Costco requires EDI transmission via secure online protocols: AS2, SFTP, or HTTPS. Legacy dial-up or standard FTP connections are not accepted. Your EDI provider must support at least one of these protocols and be able to handle Costco's specific document mapping and compliance testing requirements.
How long does Costco EDI testing take for new suppliers?
Costco's compliance testing process typically requires multiple rounds covering your 850, 856, and 810 documents as well as GS1-128 barcode labels. Most first-time suppliers should budget for at least two to four weeks of testing. Working with an EDI provider experienced in Costco's requirements can significantly reduce this timeline by catching common mapping errors before formal testing begins.

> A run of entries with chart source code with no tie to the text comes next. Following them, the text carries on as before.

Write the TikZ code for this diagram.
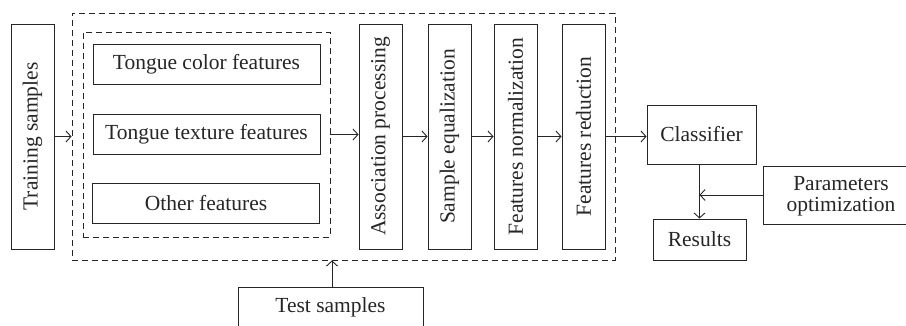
\documentclass[tikz,border=0pt]{standalone}
\usepackage{fontspec}
\setmainfont{Liberation Serif}
\usetikzlibrary{arrows.meta}
\begin{document}
\begin{tikzpicture}[x=1pt,y=-1pt,
  every node/.style={font=\fontsize{21.5}{21}\selectfont, text=black!85, align=center},
  box/.style={draw=black!85, line width=0.9pt, rectangle, inner sep=0pt},
  dbox/.style={draw=black!85, line width=0.9pt, dash pattern=on 6pt off 4pt, rectangle, inner sep=0pt},
  arr/.style={draw=black!85, line width=0.9pt, -{Straight Barb[length=5pt,width=11pt]}}
]
\useasboundingbox (0,0) rectangle (906,326);
\begin{scope}
\clip (0,0) rectangle (906,326);
% dashed containers
\node[dbox, minimum width=543pt, minimum height=247pt] (outer) at (343.5,136.5) {};
\node[dbox, minimum width=247pt, minimum height=205pt] (inner) at (206.5,134.5) {};
% boxes
\node[box, minimum width=43pt, minimum height=225pt] (train) at (32.5,136.5) {\rotatebox{90}{Training samples}};
\node[box, minimum width=227pt, minimum height=40pt] (color) at (206.5,64) {Tongue color features};
\node[box, minimum width=227pt, minimum height=40pt] (texture) at (206.5,134) {Tongue texture features};
\node[box, minimum width=227pt, minimum height=40pt] (other) at (206,203) {Other features};
\node[box, minimum width=43pt, minimum height=225pt] (assoc) at (380.5,136.5) {\rotatebox{90}{Association processing}};
\node[box, minimum width=43pt, minimum height=225pt] (equal) at (449.5,136.5) {\rotatebox{90}{Sample equalization}};
\node[box, minimum width=43pt, minimum height=225pt] (norm) at (515.5,136.5) {\rotatebox{90}{Features normalization}};
\node[box, minimum width=43pt, minimum height=225pt] (red) at (583.5,136.5) {\rotatebox{90}{Features reduction}};
\node[box, minimum width=109pt, minimum height=59pt] (cls) at (701.5,134.5) {Classifier};
\node[box, minimum width=93pt, minimum height=41pt] (res) at (699.5,239.5) {Results};
\node[box, minimum width=170pt, minimum height=58pt, anchor=west] (par) at (763,195) {};
\node (partext) at (841,196) {Parameters\\optimization};
\node[box, minimum width=185pt, minimum height=70pt, anchor=north west] (test) at (238,287) {};
\node (testtext) at (330.5,307) {Test samples};
% connectors
\draw[arr] (train.east) -- (train.east -| outer.west);
\draw[arr] (inner.east) -- (inner.east -| assoc.west);
\draw[arr] (assoc) -- (equal);
\draw[arr] (equal) -- (norm);
\draw[arr] (norm) -- (red);
\draw[arr] (red.east) -- (red.east -| cls.west);
\draw[arr] (test.north -| 332,0) -- (outer.south -| 332,0);
\draw[arr] (res.north |- cls.south) -- (res.north);
\draw[arr] (par.west) -- (par.west -| res.north);
\end{scope}
\end{tikzpicture}
\end{document}
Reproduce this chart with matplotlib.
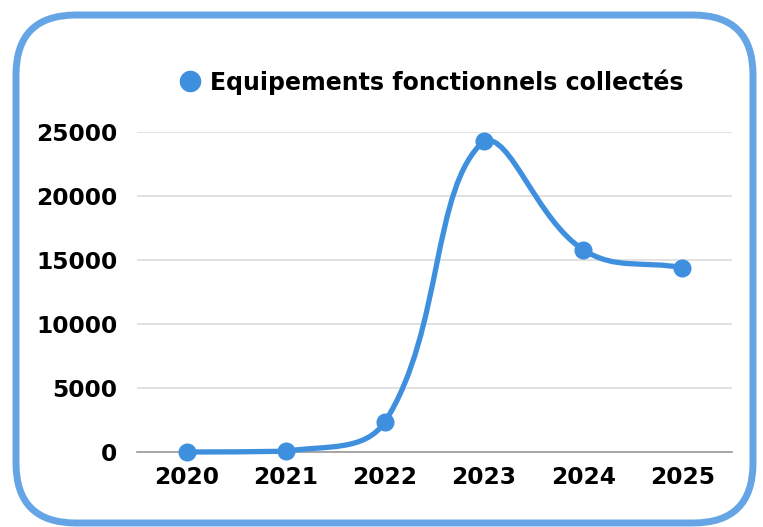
import matplotlib
matplotlib.use("Agg")
import matplotlib.pyplot as plt
import numpy as np
from matplotlib.lines import Line2D
from matplotlib.patches import FancyBboxPatch, PathPatch
from matplotlib.path import Path

years = ["2020", "2021", "2022", "2023", "2024", "2025"]
values = [0, 60, 2350, 24300, 15800, 14400]
series_label = "Equipements fonctionnels collectés"
y_ticks = [0, 5000, 10000, 15000, 20000, 25000]

LINE_COLOR = "#3f8fdf"
BORDER_COLOR = "#66a5e5"

plt.rcParams["font.family"] = ["DejaVu Sans"]
plt.rcParams["font.weight"] = "bold"


def spline_path(ax, xs, ys, tension=0.4):
    # Chart.js like bezier spline, worked out in screen pixels, control points kept in the plot area
    pts = ax.transData.transform(np.column_stack([xs, ys]))
    box = ax.get_window_extent()
    n = len(pts)
    cps = []
    for i in range(n):
        prev = pts[max(i - 1, 0)]
        cur = pts[i]
        nxt = pts[min(i + 1, n - 1)]
        d01 = np.hypot(*(cur - prev))
        d12 = np.hypot(*(nxt - cur))
        tot = d01 + d12
        s01 = d01 / tot if tot else 0
        s12 = d12 / tot if tot else 0
        c1 = cur - tension * s01 * (nxt - prev)
        c2 = cur + tension * s12 * (nxt - prev)
        for c in (c1, c2):
            c[0] = min(max(c[0], box.x0), box.x1)
            c[1] = min(max(c[1], box.y0), box.y1)
        cps.append((c1, c2))
    verts = [pts[0]]
    codes = [Path.MOVETO]
    for i in range(n - 1):
        verts += [cps[i][1], cps[i + 1][0], pts[i + 1]]
        codes += [Path.CURVE4] * 3
    verts = ax.transData.inverted().transform(np.array(verts))
    return Path(verts, codes)


W, H = 763, 527
fig = plt.figure(figsize=(W / 100, H / 100), dpi=100)

# rounded card border, drawn in pixel coordinates
bg = fig.add_axes([0, 0, 1, 1], zorder=0)
bg.set_xlim(0, W)
bg.set_ylim(H, 0)
bg.axis("off")
bg.add_patch(FancyBboxPatch((16, 15), 737, 508,
                            boxstyle="round,pad=0,rounding_size=60",
                            facecolor="white", edgecolor=BORDER_COLOR, linewidth=5))

ax = fig.add_axes([137 / W, (H - 452) / H, (732 - 137) / W, (452 - 132) / H], zorder=1)
ax.patch.set_alpha(0)
x = np.arange(len(years))
ax.set_xlim(-0.5, len(years) - 0.5)
ax.set_ylim(0, 25000)

for s in ["top", "right", "left"]:
    ax.spines[s].set_visible(False)
ax.spines["bottom"].set_color("#9a9a9a")
ax.spines["bottom"].set_linewidth(1.2)
ax.set_yticks(y_ticks)
ax.set_yticklabels([str(v) for v in y_ticks])
ax.set_xticks(x)
ax.set_xticklabels(years)
ax.tick_params(axis="y", length=0, pad=14, labelsize=16.8)
ax.tick_params(axis="x", length=0, pad=10, labelsize=16.8)
ax.grid(axis="y", color="#dcdcdc", linewidth=1.2)
ax.set_axisbelow(True)

ax.add_patch(PathPatch(spline_path(ax, x, values), facecolor="none", edgecolor=LINE_COLOR,
                       linewidth=3.8, capstyle="round", joinstyle="round", zorder=3,
                       clip_on=False))
ax.plot(x, values, linestyle="none", marker="o", markersize=12, color=LINE_COLOR,
        clip_on=False, zorder=4)

handle = Line2D([], [], linestyle="none", marker="o", markersize=14.5, color=LINE_COLOR)
ax.legend([handle], [series_label], loc="center", bbox_to_anchor=(430 / W, 1 - 82 / H),
          bbox_transform=fig.transFigure, frameon=False, handletextpad=0.25,
          handlelength=1.2, prop={"size": 17, "weight": "bold"})

fig.savefig("out.png", dpi=100)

Do I need to contact my trading partners when switching EDI providers for Costco?
No — with the right provider, you can migrate your EDI setup without notifying or disrupting your existing trading partners. Providers like BOLD VAN handle the migration at the VAN level, preserving your existing EDI IDs and partner relationships while configuring your setup for Costco's requirements.
What metrics should I track after going live with Costco EDI?
Target over 99% ASN accuracy and less than 1% invoice dispute rate. Monitor transaction visibility daily through your EDI portal, track chargeback rates by reason code, and review cost reports monthly to ensure per-partner pricing stays predictable. Real-time alerts for transmission failures or acknowledgment delays allow you to resolve issues before they become chargebacks.